• **THE PROBLEM**: Will you quote all of the entries, word for word?

Stored data:
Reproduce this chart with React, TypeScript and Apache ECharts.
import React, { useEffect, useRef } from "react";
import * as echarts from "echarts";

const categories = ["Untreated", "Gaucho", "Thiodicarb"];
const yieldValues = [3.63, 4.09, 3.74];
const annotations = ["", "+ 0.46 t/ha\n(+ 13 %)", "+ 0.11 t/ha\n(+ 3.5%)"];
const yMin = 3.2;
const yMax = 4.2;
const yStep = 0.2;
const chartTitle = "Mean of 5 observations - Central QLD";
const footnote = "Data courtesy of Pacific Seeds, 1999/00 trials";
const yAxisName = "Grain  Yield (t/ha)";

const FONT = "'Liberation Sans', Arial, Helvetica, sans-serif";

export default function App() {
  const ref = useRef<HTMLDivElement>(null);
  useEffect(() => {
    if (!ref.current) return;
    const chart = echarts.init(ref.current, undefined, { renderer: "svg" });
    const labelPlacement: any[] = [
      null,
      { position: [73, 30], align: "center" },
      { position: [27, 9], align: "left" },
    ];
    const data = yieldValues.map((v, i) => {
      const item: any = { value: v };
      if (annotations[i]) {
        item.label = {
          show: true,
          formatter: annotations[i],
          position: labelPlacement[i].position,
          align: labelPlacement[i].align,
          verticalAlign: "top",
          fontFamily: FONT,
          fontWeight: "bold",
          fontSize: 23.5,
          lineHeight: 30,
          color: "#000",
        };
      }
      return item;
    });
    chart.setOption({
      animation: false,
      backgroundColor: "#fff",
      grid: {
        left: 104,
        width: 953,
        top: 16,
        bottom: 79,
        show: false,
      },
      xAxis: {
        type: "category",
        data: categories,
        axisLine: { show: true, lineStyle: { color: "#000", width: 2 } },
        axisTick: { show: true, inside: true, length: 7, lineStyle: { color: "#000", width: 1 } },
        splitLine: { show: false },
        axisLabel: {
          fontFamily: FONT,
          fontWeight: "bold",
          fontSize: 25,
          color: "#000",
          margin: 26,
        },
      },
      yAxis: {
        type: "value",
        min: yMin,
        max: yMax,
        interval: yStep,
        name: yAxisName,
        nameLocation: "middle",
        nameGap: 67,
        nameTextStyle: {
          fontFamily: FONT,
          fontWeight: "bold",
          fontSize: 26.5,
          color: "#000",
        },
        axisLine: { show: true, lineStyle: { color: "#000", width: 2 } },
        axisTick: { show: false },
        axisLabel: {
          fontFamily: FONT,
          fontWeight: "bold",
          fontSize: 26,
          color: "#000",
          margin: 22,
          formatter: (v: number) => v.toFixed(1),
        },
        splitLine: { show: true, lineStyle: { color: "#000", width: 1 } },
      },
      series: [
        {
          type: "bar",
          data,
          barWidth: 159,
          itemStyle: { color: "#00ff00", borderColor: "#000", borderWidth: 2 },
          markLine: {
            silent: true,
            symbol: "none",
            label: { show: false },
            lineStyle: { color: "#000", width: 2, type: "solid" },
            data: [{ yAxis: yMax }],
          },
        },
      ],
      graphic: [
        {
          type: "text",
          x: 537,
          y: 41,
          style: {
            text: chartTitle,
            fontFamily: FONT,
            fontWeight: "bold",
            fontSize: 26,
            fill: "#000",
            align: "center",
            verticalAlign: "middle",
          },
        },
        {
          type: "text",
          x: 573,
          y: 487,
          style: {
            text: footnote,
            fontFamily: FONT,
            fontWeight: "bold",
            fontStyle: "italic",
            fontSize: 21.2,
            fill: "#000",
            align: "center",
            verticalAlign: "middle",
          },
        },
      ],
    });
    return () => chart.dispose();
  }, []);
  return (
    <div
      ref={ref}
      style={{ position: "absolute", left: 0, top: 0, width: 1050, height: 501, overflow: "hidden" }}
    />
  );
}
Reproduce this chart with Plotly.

• **FULL ANSWER**:
Reproduce this chart with React, TypeScript and Apache ECharts.
import React, { useEffect, useRef } from "react";
import * as echarts from "echarts";

const categories = ["Untreated", "Gaucho", "Thiodicarb"];
const yieldValues = [3.63, 4.09, 3.74];
const annotations = ["", "+ 0.46 t/ha\n(+ 13 %)", "+ 0.11 t/ha\n(+ 3.5%)"];
const yMin = 3.2;
const yMax = 4.2;
const yStep = 0.2;
const chartTitle = "Mean of 5 observations - Central QLD";
const footnote = "Data courtesy of Pacific Seeds, 1999/00 trials";
const yAxisName = "Grain  Yield (t/ha)";

const FONT = "'Liberation Sans', Arial, Helvetica, sans-serif";

export default function App() {
  const ref = useRef<HTMLDivElement>(null);
  useEffect(() => {
    if (!ref.current) return;
    const chart = echarts.init(ref.current, undefined, { renderer: "svg" });
    const labelPlacement: any[] = [
      null,
      { position: [73, 30], align: "center" },
      { position: [27, 9], align: "left" },
    ];
    const data = yieldValues.map((v, i) => {
      const item: any = { value: v };
      if (annotations[i]) {
        item.label = {
          show: true,
          formatter: annotations[i],
          position: labelPlacement[i].position,
          align: labelPlacement[i].align,
          verticalAlign: "top",
          fontFamily: FONT,
          fontWeight: "bold",
          fontSize: 23.5,
          lineHeight: 30,
          color: "#000",
        };
      }
      return item;
    });
    chart.setOption({
      animation: false,
      backgroundColor: "#fff",
      grid: {
        left: 104,
        width: 953,
        top: 16,
        bottom: 79,
        show: false,
      },
      xAxis: {
        type: "category",
        data: categories,
        axisLine: { show: true, lineStyle: { color: "#000", width: 2 } },
        axisTick: { show: true, inside: true, length: 7, lineStyle: { color: "#000", width: 1 } },
        splitLine: { show: false },
        axisLabel: {
          fontFamily: FONT,
          fontWeight: "bold",
          fontSize: 25,
          color: "#000",
          margin: 26,
        },
      },
      yAxis: {
        type: "value",
        min: yMin,
        max: yMax,
        interval: yStep,
        name: yAxisName,
        nameLocation: "middle",
        nameGap: 67,
        nameTextStyle: {
          fontFamily: FONT,
          fontWeight: "bold",
          fontSize: 26.5,
          color: "#000",
        },
        axisLine: { show: true, lineStyle: { color: "#000", width: 2 } },
        axisTick: { show: false },
        axisLabel: {
          fontFamily: FONT,
          fontWeight: "bold",
          fontSize: 26,
          color: "#000",
          margin: 22,
          formatter: (v: number) => v.toFixed(1),
        },
        splitLine: { show: true, lineStyle: { color: "#000", width: 1 } },
      },
      series: [
        {
          type: "bar",
          data,
          barWidth: 159,
          itemStyle: { color: "#00ff00", borderColor: "#000", borderWidth: 2 },
          markLine: {
            silent: true,
            symbol: "none",
            label: { show: false },
            lineStyle: { color: "#000", width: 2, type: "solid" },
            data: [{ yAxis: yMax }],
          },
        },
      ],
      graphic: [
        {
          type: "text",
          x: 537,
          y: 41,
          style: {
            text: chartTitle,
            fontFamily: FONT,
            fontWeight: "bold",
            fontSize: 26,
            fill: "#000",
            align: "center",
            verticalAlign: "middle",
          },
        },
        {
          type: "text",
          x: 573,
          y: 487,
          style: {
            text: footnote,
            fontFamily: FONT,
            fontWeight: "bold",
            fontStyle: "italic",
            fontSize: 21.2,
            fill: "#000",
            align: "center",
            verticalAlign: "middle",
          },
        },
      ],
    });
    return () => chart.dispose();
  }, []);
  return (
    <div
      ref={ref}
      style={{ position: "absolute", left: 0, top: 0, width: 1050, height: 501, overflow: "hidden" }}
    />
  );
}
Reproduce this chart with Plotly.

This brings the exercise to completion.